“Like B-AM, B-AM, B-AM, B-AM, B-AM, B-AM, B-AM, B-AM, B-AM, B-AM, B-AM, B-AM, B-AM, B-AM, B-AM, B-AM”

-Wait (The Whisper Song)

There is nothing quite so terrifying as listening to “WAIT (The Whisper Song)” alone in the dark. Except perhaps being a second-semester junior without a major.

I know everyone else has fears. There are second-semester seniors without jobs, second-semester sophomores without internships, second-semester freshman with virginity … but these situations are normal. These delinquents have peers. They have Facebook groups telling them that they are sexy. And they are. Sexy. But what do I have? An angry father, an abysmal future and the lead paragraph of a column that may inadvertently alienate the DUS of every conceivable department.

I suppose my problem resulted from my tendency to dabble — in all sorts of things. Genres. Exercise. Streams and ponds. Unfortunately, I do not dabble in things that would be beneficial, such as healthy communication skills, or fulfilling academic requirements.

Freshman year I decided I would be an epidemiologist. It took me a full year to realize that I had made that decision based purely on 1995’s disease-thriller “Outbreak.” Science was irrelevant in the movie and I figured it could be so for me as well. Additionally, I didn’t want to lose my advisor, Porn in the Morn’s Bill Summers. He made students so comfortable that one actually e-mailed him asking if women can get pleasure from anal sex. Personally, I am more interested in other enigmatic holes, such as black ones — gravity’s relentless playground.

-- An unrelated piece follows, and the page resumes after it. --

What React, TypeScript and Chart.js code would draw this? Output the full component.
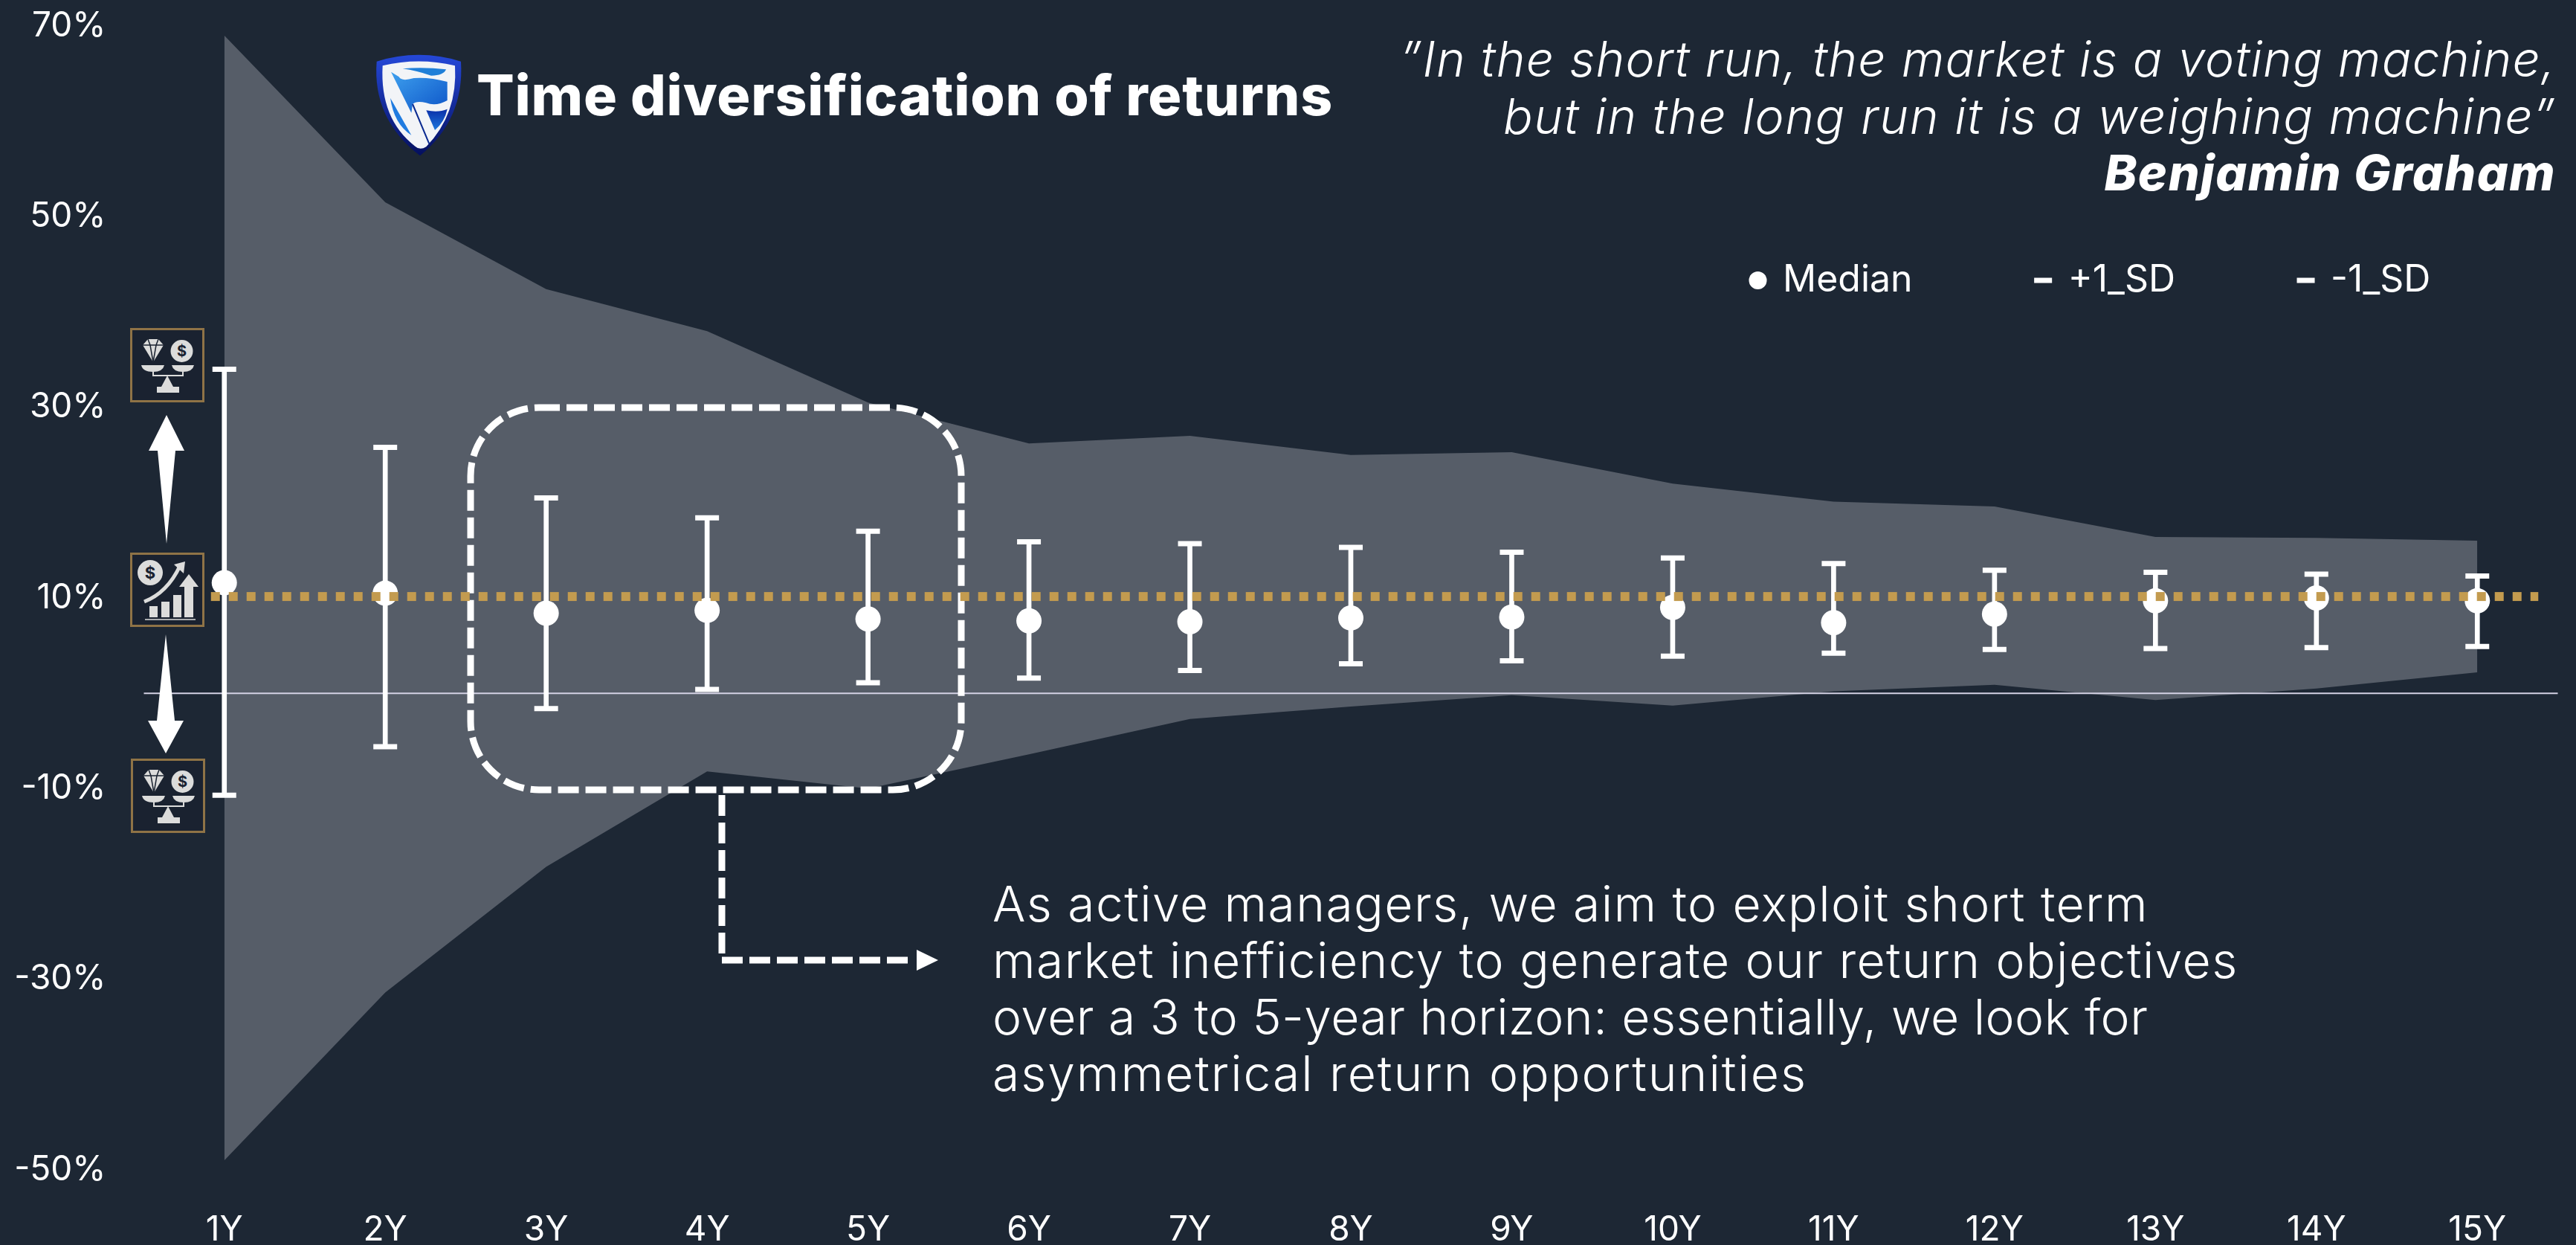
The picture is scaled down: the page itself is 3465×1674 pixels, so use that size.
import React, { useEffect, useRef } from "react";
import { Chart, registerables } from "chart.js";

Chart.register(...registerables);

const categories = ["1Y","2Y","3Y","4Y","5Y","6Y","7Y","8Y","9Y","10Y","11Y","12Y","13Y","14Y","15Y"];
const bandUpper = [69.0,51.5,42.4,38.0,30.5,26.2,27.0,25.0,25.3,22.0,20.1,19.6,16.4,16.3,16.0];
const bandLower = [-49.0,-31.4,-18.2,-8.2,-10.0,-6.4,-2.7,-1.4,-0.2,-1.3,0.2,0.9,-0.7,0.5,2.2];
const median = [11.6,10.5,8.4,8.7,7.8,7.6,7.5,7.9,8.0,9.0,7.4,8.3,9.7,10.0,9.7];
const plusSD = [34.0,25.8,20.5,18.4,17.0,15.9,15.7,15.3,14.8,14.2,13.6,12.9,12.7,12.5,12.3];
const minusSD = [-10.7,-5.6,-1.6,0.4,1.1,1.6,2.4,3.1,3.4,3.9,4.2,4.6,4.7,4.8,4.9];
const targetReturn = 10.15;
const yMin = -50, yMax = 70, yStep = 20;

const FONT = "Inter, 'Open Sans', sans-serif";
const BG = "#1d2734", BAND = "#565d68", GOLD = "#c39b4f", WHITE = "#ffffff", ZERO = "#d4d2e4";
const GLYPH = "#dcdcdb", FRAME = "#8f7346", INNER = "#1a2230";

const layerPlugin = {
  id: "layers",
  beforeInit(chart: any) {
    chart.ctx.letterSpacing = "3px";
  },
  beforeLayout(chart: any) {
    const lg = chart.legend;
    if (lg && !lg.__patched) {
      const fit = lg.fit.bind(lg);
      lg.fit = () => { fit(); lg.height = 0; };
      lg.__patched = true;
    }
  },
  afterLayout(chart: any) {
    const lg = chart.legend;
    const pad = lg.options.labels.padding;
    lg.left = 2356 - pad; lg.right = 3460; lg.top = 185; lg.bottom = 480;
  },
  beforeDraw(chart: any) {
    const { ctx, width, height } = chart;
    ctx.save(); ctx.fillStyle = BG; ctx.fillRect(0, 0, width, height); ctx.restore();
  },
  afterDatasetDraw(chart: any, args: any) {
    if (args.index !== 0) return;
    const { ctx, chartArea } = chart;
    const y0 = chart.scales.y.getPixelForValue(0);
    ctx.save();
    ctx.strokeStyle = ZERO; ctx.lineWidth = 2;
    ctx.beginPath(); ctx.moveTo(chartArea.left, y0); ctx.lineTo(chartArea.right, y0); ctx.stroke();
    ctx.restore();
  },
  afterDatasetsDraw(chart: any) {
    const { ctx } = chart;
    const sx = chart.scales.x, sy = chart.scales.y;
    ctx.save();
    // dashed call-out round the 3 to 5-year horizon
    ctx.strokeStyle = WHITE; ctx.fillStyle = WHITE; ctx.lineWidth = 9;
    ctx.setLineDash([28, 9]);
    ctx.beginPath(); ctx.roundRect(633, 548, 660, 514, 92); ctx.stroke();
    ctx.beginPath(); ctx.moveTo(971, 1069); ctx.lineTo(971, 1291); ctx.lineTo(1228, 1291); ctx.stroke();
    ctx.setLineDash([]);
    ctx.beginPath(); ctx.moveTo(1233, 1277); ctx.lineTo(1262, 1291); ctx.lineTo(1233, 1305); ctx.closePath(); ctx.fill();
    // return objective line
    const y = sy.getPixelForValue(targetReturn);
    ctx.strokeStyle = GOLD; ctx.lineWidth = 12; ctx.setLineDash([12, 12]);
    ctx.beginPath();
    ctx.moveTo(sx.getPixelForValue(0) - 18, y);
    ctx.lineTo(sx.getPixelForValue(categories.length - 1) + 82, y);
    ctx.stroke();
    ctx.restore();
  },
};

function ScaleIcon({ x, y }: { x: number; y: number }) {
  return (
    <svg style={{ position: "absolute", left: x, top: y }} width={100} height={100} viewBox="0 0 100 100">
      <rect x={1.5} y={1.5} width={97} height={97} fill={INNER} stroke={FRAME} strokeWidth={3} />
      <path d="M17 23 L24 15 L38 15 L45 23 L31 46 Z" fill={GLYPH} />
      <path d="M17 23 H45 M24 15 L27 23 L31 46 M38 15 L35 23 L31 46" stroke={INNER} strokeWidth={1.5} fill="none" />
      <circle cx={69.5} cy={31} r={15} fill={GLYPH} />
      <text x={69.5} y={38} textAnchor="middle" fontSize={20} fontWeight={700} fontFamily={FONT} fill={INNER}>$</text>
      <path d="M15 50 H46 Q44 59 31 59 Q17 59 15 50 Z M56 50 H86 Q84 59 71 59 Q58 59 56 50 Z" fill={GLYPH} />
      <path d="M31 59 V64 H71 V59" stroke={GLYPH} strokeWidth={2} fill="none" />
      <path d="M50 64 L42 79 H36 V87 H66 V79 H58 Z" fill={GLYPH} />
    </svg>
  );
}

function GrowthIcon({ x, y }: { x: number; y: number }) {
  return (
    <svg style={{ position: "absolute", left: x, top: y }} width={100} height={100} viewBox="0 0 100 100">
      <rect x={1.5} y={1.5} width={97} height={97} fill={INNER} stroke={FRAME} strokeWidth={3} />
      <circle cx={27} cy={27} r={17} fill={GLYPH} />
      <text x={27} y={35} textAnchor="middle" fontSize={22} fontWeight={700} fontFamily={FONT} fill={INNER}>$</text>
      <path d="M19 66 Q50 54 67 18" stroke={GLYPH} strokeWidth={5} fill="none" />
      <path d="M59 16 L74 12 L72 28 Z" fill={GLYPH} />
      <rect x={26} y={72} width={11} height={15} fill={GLYPH} />
      <rect x={42} y={66} width={11} height={21} fill={GLYPH} />
      <rect x={58} y={57} width={11} height={30} fill={GLYPH} />
      <path d="M73 87 V46 H66 L79 29 L92 46 H85 V87 Z" fill={GLYPH} />
      <path d="M20 90 H88" stroke={GLYPH} strokeWidth={1.5} />
    </svg>
  );
}

function Logo() {
  return (
    <svg style={{ position: "absolute", left: 490, top: 60 }} width={150} height={160} viewBox="0 0 450 480">
      <defs>
        <linearGradient id="sb" x1="0" y1="0" x2="0" y2="1">
          <stop offset="0" stopColor="#2548d8" />
          <stop offset="1" stopColor="#040f5e" />
        </linearGradient>
        <linearGradient id="sb2" x1="0" y1="0" x2="1" y2="1">
          <stop offset="0" stopColor="#3ea0ee" />
          <stop offset="1" stopColor="#0d55c8" />
        </linearGradient>
        <linearGradient id="sb3" x1="0" y1="0" x2="0" y2="1">
          <stop offset="0" stopColor="#0a2ea8" />
          <stop offset="1" stopColor="#1f78dc" />
        </linearGradient>
      </defs>
      <path d="M50 68 Q220 15 390 68 Q405 300 225 448 Q32 300 50 68 Z" fill="url(#sb)" />
      <path d="M74 85 Q220 50 366 85 Q378 280 250 412 Q225 428 205 410 Q62 300 74 85 Z" fill="#f2f4f7" />
      <path d="M108 110 L140 130 Q150 150 200 135 Q260 130 335 150 L335 225 Q290 250 250 235 Q210 225 195 240 L190 275 Z" fill="url(#sb2)" />
      <path d="M105 215 L190 365 Q120 320 105 215 Z" fill="#1f7be0" />
      <path d="M250 265 Q300 275 335 260 Q325 310 285 345 Z" fill="url(#sb3)" />
      <path d="M155 97 Q240 90 330 100 Q320 125 270 125 Q210 105 155 97 Z" fill="#1f7fd8" />
      <path d="M195 240 L262 400" stroke="#0a2a90" strokeWidth={6} fill="none" />
    </svg>
  );
}

const textBase: React.CSSProperties = { position: "absolute", color: WHITE, fontFamily: FONT, whiteSpace: "nowrap" };

export default function App() {
  const ref = useRef<HTMLCanvasElement>(null);
  useEffect(() => {
    const chart = new Chart(ref.current!, {
      data: {
        labels: categories,
        datasets: [
          { type: "line", label: "Upper band", data: bandUpper, borderWidth: 0, pointRadius: 0, fill: "+1", backgroundColor: BAND, order: 5, tension: 0 },
          { type: "line", label: "Lower band", data: bandLower, borderWidth: 0, pointRadius: 0, fill: false, order: 6, tension: 0 },
          { type: "bar", label: "Range", data: categories.map((_, i) => [minusSD[i], plusSD[i]]), backgroundColor: WHITE, barThickness: 6, order: 3 },
          { type: "line", label: "Median", data: median, showLine: false, pointStyle: "circle", pointRadius: 17, pointBackgroundColor: WHITE, pointBorderColor: WHITE, pointBorderWidth: 0, backgroundColor: WHITE, borderColor: WHITE, order: 0 },
          { type: "line", label: "+1_SD", data: plusSD, showLine: false, pointStyle: "line", pointRadius: 16, pointBorderColor: WHITE, pointBorderWidth: 7, borderColor: WHITE, backgroundColor: WHITE, order: 1 },
          { type: "line", label: "-1_SD", data: minusSD, showLine: false, pointStyle: "line", pointRadius: 16, pointBorderColor: WHITE, pointBorderWidth: 7, borderColor: WHITE, backgroundColor: WHITE, order: 2 },
        ],
      } as any,
      options: {
        responsive: false,
        animation: false,
        layout: { padding: { left: 0, right: 24.5, top: 35, bottom: 0 } },
        plugins: {
          legend: {
            position: "top",
            align: "start",
            labels: {
              color: WHITE,
              font: { family: FONT, size: 50 },
              usePointStyle: true,
              boxWidth: 17,
              boxHeight: 17,
              padding: 167,
              filter: (item: any) => ["Median", "+1_SD", "-1_SD"].includes(item.text),
            },
          },
          tooltip: { enabled: false },
          title: { display: false },
        },
        scales: {
          x: {
            type: "category",
            offset: true,
            grid: { display: false },
            border: { display: false },
            ticks: { color: WHITE, font: { family: FONT, size: 46 }, padding: 46, maxRotation: 0, autoSkip: false },
            afterFit: (s: any) => { s.height = 101; s.paddingLeft = 0; s.paddingRight = 0; },
          },
          y: {
            type: "linear",
            min: yMin,
            max: yMax,
            grid: { display: false },
            border: { display: false },
            ticks: { color: WHITE, font: { family: FONT, size: 46 }, padding: 43, stepSize: yStep, callback: (v: any) => `${v}%` },
            afterFit: (s: any) => { s.width = 193.5; s.paddingTop = 0; s.paddingBottom = 0; },
          },
        },
      } as any,
      plugins: [layerPlugin],
    } as any);
    return () => chart.destroy();
  }, []);

  return (
    <div style={{ position: "fixed", left: 0, top: 0, width: 3465, height: 1674, background: BG, overflow: "hidden" }}>
      <canvas ref={ref} width={3465} height={1674} style={{ position: "absolute", left: 0, top: 0, display: "block" }} />

      <Logo />
      <div style={{ ...textBase, left: 641, top: 82, fontSize: 75, lineHeight: "92px", fontWeight: 800, letterSpacing: 0.8 }}>
        Time diversification of returns
      </div>

      <div style={{ ...textBase, right: 27, top: 41, fontSize: 66, lineHeight: "76.5px", textAlign: "right", fontStyle: "italic", fontWeight: 350 }}>
        <div style={{ letterSpacing: 1.2 }}>”In the short run, the market is a voting machine,</div>
        <div style={{ letterSpacing: 1.55 }}>but in the long run it is a weighing machine”</div>
        <div style={{ fontWeight: 800, letterSpacing: 1.5 }}>Benjamin Graham</div>
      </div>

      <div style={{ ...textBase, left: 1335, top: 1177, fontSize: 66, lineHeight: "76px", fontWeight: 350 }}>
        <div style={{ letterSpacing: 1.4 }}>As active managers, we aim to exploit short term</div>
        <div style={{ letterSpacing: 1.4 }}>market inefficiency to generate our return objectives</div>
        <div style={{ letterSpacing: 0.45 }}>over a 3 to 5-year horizon: essentially, we look for</div>
        <div style={{ letterSpacing: 1.95 }}>asymmetrical return opportunities</div>
      </div>

      <ScaleIcon x={175} y={441} />
      <GrowthIcon x={175} y={743} />
      <ScaleIcon x={176} y={1020} />
      <svg style={{ position: "absolute", left: 0, top: 0 }} width={400} height={1200}>
        <path d="M224 558 L248 606 L236 606 L224 731 L212 606 L200 606 Z" fill={WHITE} />
        <path d="M223 1013 L247 969 L235 969 L223 853 L211 969 L199 969 Z" fill={WHITE} />
      </svg>
    </div>
  );
}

I was shopping a class on AIDS that year, content in my white-coat career path, when I was struck with the most intense panic attack of my short, panicky life. I realized that I was bored. I hated science, and I hated PowerPoint. Sweating like a banshee, I texted my father, “fuck hate aids.” He responded, “that can sometimes be a logical progression.”

Sophomore year was the era of sociology. I took an ethnographic writing class and loved it. I took a class on crime and deviance and loved it. But I met with the DUS and realized I would have to begin taking the theory requirements, so I backed down. Anyway, the sociology department smells like death.

What followed was a major melée. A good friend once described her freshman-year sexual antics by saying, “Put anything near my mouth and I would blow it.” Put one class of any department near my face and I wouldn’t hesitate to go all the way. I pounded psych, hammered humanities and even slowed down to envelop the WGSS department.

I finally fell into political science. Unfortunately this is one of those examples of falling where you’re walking along beside a ditch and your father runs up out of nowhere and shoves you into it. Now I’m thinking about English, but I’m skeptical. Given infinite semesters, wouldn’t a return to epidemiology be inevitable? Shouldn’t I wait a bit longer?

So I’m left with no DUS, no seminar pre-registration e-mails and a lot of questions. How did this happen? Why am I the only one? Is there something wrong with me? Who are you, cute man in red and white jacket in Commons? The people around me have questions too: “Is that tikki masala?” And: “Has there been any actual sex yet?”

The answer to that is, “No, just grinding.”

Choosing a major this late in the proverbial game does not really rely on interest anyway. It is like those ducks with weird puzzle-like genitals: I am just trying to find a vessel into which I can cram into my last three miserable semesters. The end of my days at Yale will be so fraught with requirements, with genital twists and turns, that I will hardly have time to spread my duckly seed. I can’t fathom why Yale finds it necessary for me to take stats and a year and a half of Spanish, while race and gender studies courses are entirely optional. Just like the English department finds it necessary that I take courses in literature, poetry and writing, as opposed to the much-preferred “doing what the fuck I wanna.”

I wish all of us blacklisted no-majors could be herded into a corral so that the DUSes could pick teams, dodgeball-style. I definitely have skills that make me a desirable pick. I can clap very loudly. I will beat you at Speed or Egyptian Rat Screw. If I do not beat you at Speed or Egyptian Rat Screw, I am trying to build you up so I can break you back down later. I can translate the code prostitutes use in European newspapers to advertise their sexual limits. I can stand on my own and sit then stand again with minimal fanfare. And I really like how men look in flannel. Unfortunately, none of these skills are particularly marketable.

The English major is dissipating my terror of the major question. And Kelis is dissipating my terror of the Whisper Song. She created her own version in which she replaced the words, “I’ll beat that cat with a dog” with “Just eat this cat like a dog.” Take that, Ying and Yang, poli and sci! This catbag is chowin’ down on Chaucer.

Molly Green is currently investigating the American Studies distribution requirements.